Yes. According to the notes in the TPR report, the error seemed to get worse in 12.5 but is fixed in the 12.6 pre-release compilers. I double checked and do show that the original error no longer occurs. Though, the new assembler errors with -Mcuda do still occur in the pre-release. I’ll report this and hopefully we can get them fixed before 12.6 is released.

Thanks,
Mat

Great news, thanks a lot.

Also could you tell me if the live-out variable messages have disapear in the pre-release. I think this may be related to other issues. Indeed in order to be able to compile and run the code with previous PGI release (12.3 and below), I had to trick the compiler, by adding some dummy loops. Here is an example (in organize_newphysics.f90):



          !$acc region do kernel, parallel & 
          !$acc& vector(256), private(ip,k,i,j), independent  
          DO ip = 1, ipend
             !XL: PGI 12.1 bug?: This dummy loop forces the compiler to execute the ip loop on accelerator
             DO k=1,1 !dummy  k loop
            i = mind_ilon(ip,ib)
            j = mind_jlat(ip,ib)
            skyview_b(ip)= skyview(i,j)
            slo_asp_b(ip)= slo_asp(i,j)
            slo_ang_b(ip)= slo_ang(i,j)
            ENDDO !end dummy k loop
          ENDDO
          !$acc end region
       ENDIF

If I remove the k loop going from 1 to 1, the compiler fails to generate an accelerated region.
This is fine, but I don’t know if I am hidding some more serious issues with this workaround.

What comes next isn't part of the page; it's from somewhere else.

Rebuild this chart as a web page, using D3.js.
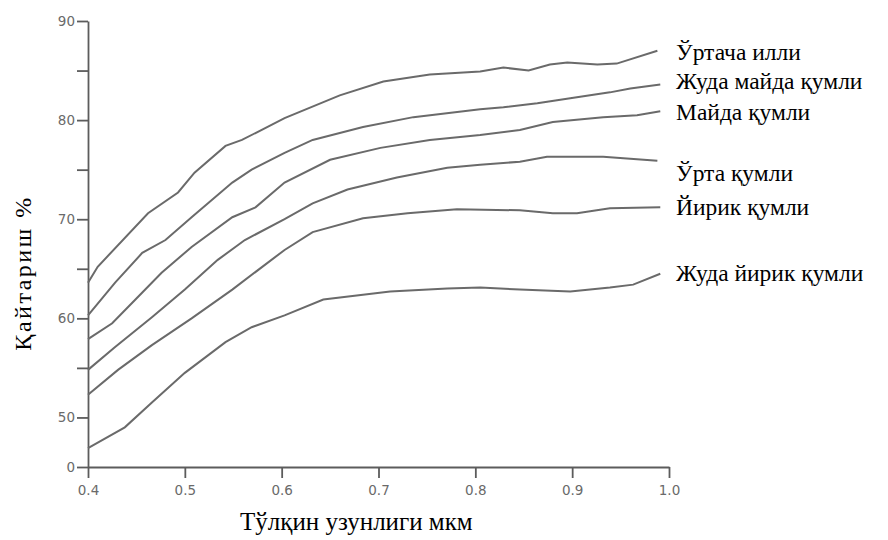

Also since I send you the code, I have noticed a some errors (from my side) with respect to some array update. They don’t affect any of the messages nor the compiler error with 12.4 and 12.5, but to be sure I’ll send you a corrected version of the code via trs.

Xavier

Hi Xavier,

Also could you tell me if the live-out variable messages have disapear in the pre-release.

Yes, these have been fixed as well. The problem was a temporary variable to hold a loop trip count was not being marked as private. Since the loop was in a contained subprogram, this made the variable visible to the outer subprogram and thus the ‘live-out’ message.

Indeed in order to be able to compile and run the code with previous PGI release (12.3 and below), I had to trick the compiler, by adding some dummy loops. Here is an example (in organize_newphysics.f90):

One of your colleagues reported a similar issue in which serial sections of device code weren’t being offload correctly to the GPU. This will also be fixed in 12.6.

They don’t affect any of the messages nor the compiler error with 12.4 and 12.5, but to be sure I’ll send you a corrected version of the code via trs.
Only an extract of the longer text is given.